Reggie Fils-Aimé has been opening up about a lot of topics since he left Nintendo and put out his autobiography, Disrupting the Game. In that book, Reggie talks about what it was like being a black man in an executive role, which isn’t something that’s too common in the game industry.
In an interview with Games Industry, Reggie took the conversation further and talks about both diversity and representation in the games industry. According to Reggie, the industry still has a long way to go, but progress is being made. You can see Reggie’s comments on the matter below.
It’s incredibly disappointing for the industry, and it highlights a broader issue. I do believe the industry’s commitment to diversity – and diversity in its broadest scope, of individuals taking their whole self to work, leveraging the experiences that make each of us unique.

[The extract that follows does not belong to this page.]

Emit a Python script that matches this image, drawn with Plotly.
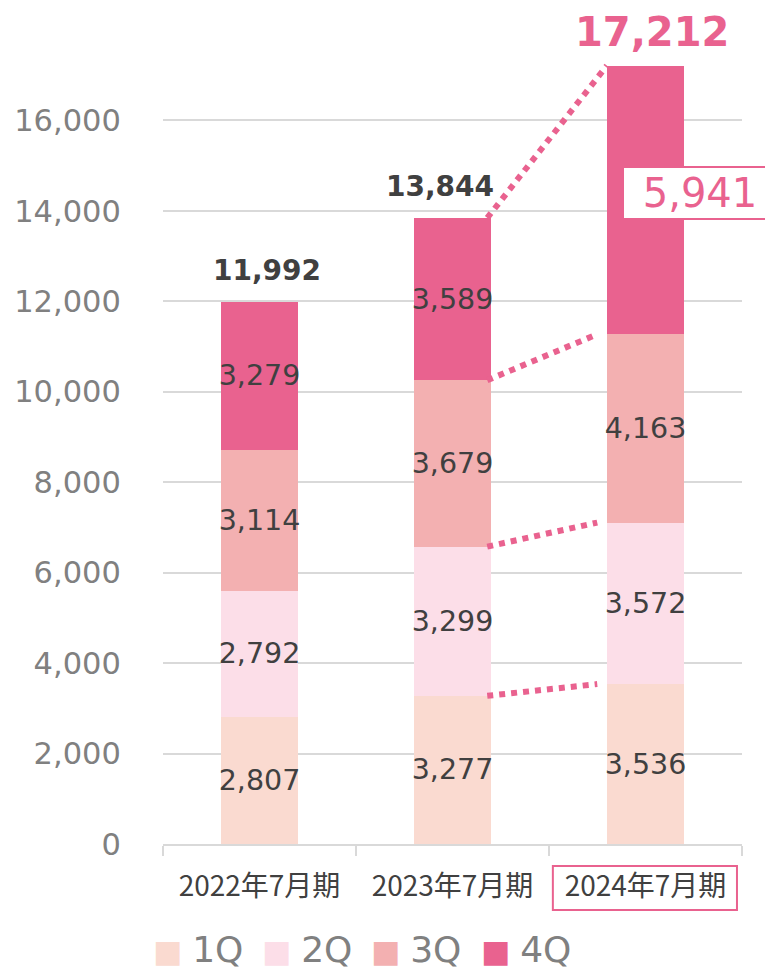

I see that the games industry has been woefully behind embracing that level of diversity. You don’t see it in the executive ranks, you don’t see it in the leadership ranks of key developers. It’s incredibly difficult to find it in various games. For me as a Black man with my particular skin tone, hair, curls and everything else, it’s difficult to make a character look like me, and it shouldn’t be.”
…You need to see [diversity] in the levels below president or chief executive in order to see the pipeline of people who could step into that top leadership role at some point in time. So I do fear it’s going to take us quite some time because I don’t see that level of diversity one, two or three levels down. It isn’t there yet, and that’s a disappointing statement to make.”
When you get into the specifics of any company, I think what’s critically important is understanding exactly what’s going on, understanding whether the issue is systemic or whether it is a limited number of issues. And, to be clear, because we’re all people and a leader can’t be in every room, [that]is why culture is so important. Unfortunately there are always individual employee issues that need to be understood and positively worked through. But the critical question is whether there are systemic issues happening in a particular organisation. It’s an issue that leaders need to spend a significant amount of time being thoughtful about.”